About 100 km west of Dar we turned north, once again heading in the direction of Cairo. The roads continued to maintain their quality and we pushed hard that morning, travelling over 200 km before stopping for lunch and fuel at a local restaurant. As we rode on, we baked in the sun, with temperature readings of 39oC in the shade. Amazingly, it is often cooler riding with the jacket on, which at least provided some protection against the
relentless sun. We stopped a couple of times along the side of the road, just a chance to stretch our legs and get some water. As we rode, the changes in vegetation seemed to arrive with greater frequency. Zambia and Malawi had been very similar, with lush green bushes on either side of the road. Southern Tanzania had been similar, but as we drove North, the bushes grew more sparse, and we started to see the land become increasingly dry and arid. At one of our
afternoon stops, there were only scattered thorn trees struggling up from the red earth. An old lady and three children appeared from some huts some distance away and came to watch us in various poses of exhaustion, with John stretched out flat on his back on the ground. With no means of communicating, we merely observed each other fro a time, sharing out some of our plums with the children. Then after a few minutes of interested silence, we got back on our bikes, and parted ways. I can only imagine what they thought of the whole encounter.
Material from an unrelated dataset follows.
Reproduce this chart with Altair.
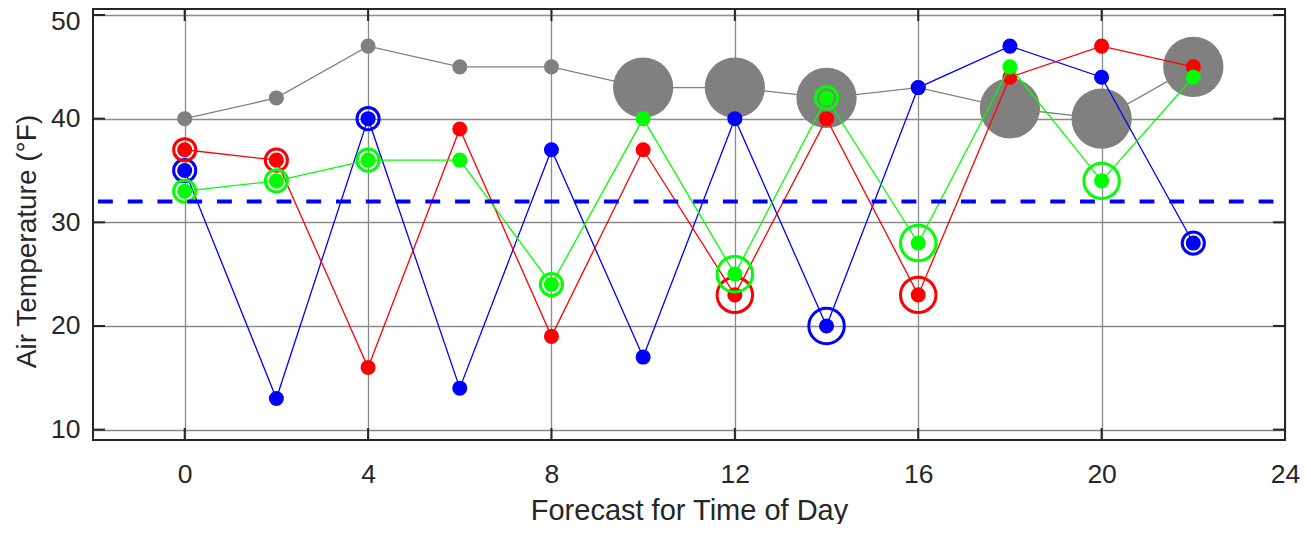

We stopped at a local bar and had a few cokes and fantas, and then with the sun starting to drop to the horizon, we headed off for the last leg of our days ride. Our plan was to stay in a town called Moshi, right at the foot of Mount Kilimanjaro, and as we sped along the road, we could see soft misty clouds ahead of us. Then suddenly, I took a closer look at the clouds, and saw that right above them, as if peeking out at us,
the summit of the mountain. We were close. Now, I had been having problems with my headlight on the bike, a short-circuit somewhere was causing the fuse to go every time we tried to fix it. And so, as the mountain took on a faint blush, as if embarrassed by her boldness in staring at these strangers, we raced the sun to Moshi.
We were looking for a place that had been recommended to us, the Honey Badger. As we arrived in Moshi, I saw a sign for the place, and turned around. My dad did likewise, but Shan and John sped up. Exasperated, I told Dad that I would catch up with them and let them know that I’d found the place. However, they were pacing it, and so I eventually managed to catch up with them as they pulled over to the side of the road under another sign for the Honey Badger. Evidently, the sign I had seen was just an early warning billboard, and and so I said that I would go back for Dad, about 7 km back. SO I headed back the way I came, and met up with Dad and we headed to the campsite. When we arrived, the other two had asked about rooms and been told that there was only an executive room with a double bed in it, or camping. Dad and I went to find out if they would let us put two mattresses in the room, which they agreed to, although we would have to pay a bit extra to cover the full English breakfast the next morning. However, when we went back to the others, they had already started setting out tents. With the prospect of a warm bed and comfortable mattress, Dad and I were keen on the room, but Shan and John seemed committed to camping out. So in the end, each did our own thing, with Dad and I sharing a room, getting a chance to wash and dry our clothes and living in style. I can only hope that the others passed a comfortable night in the tents.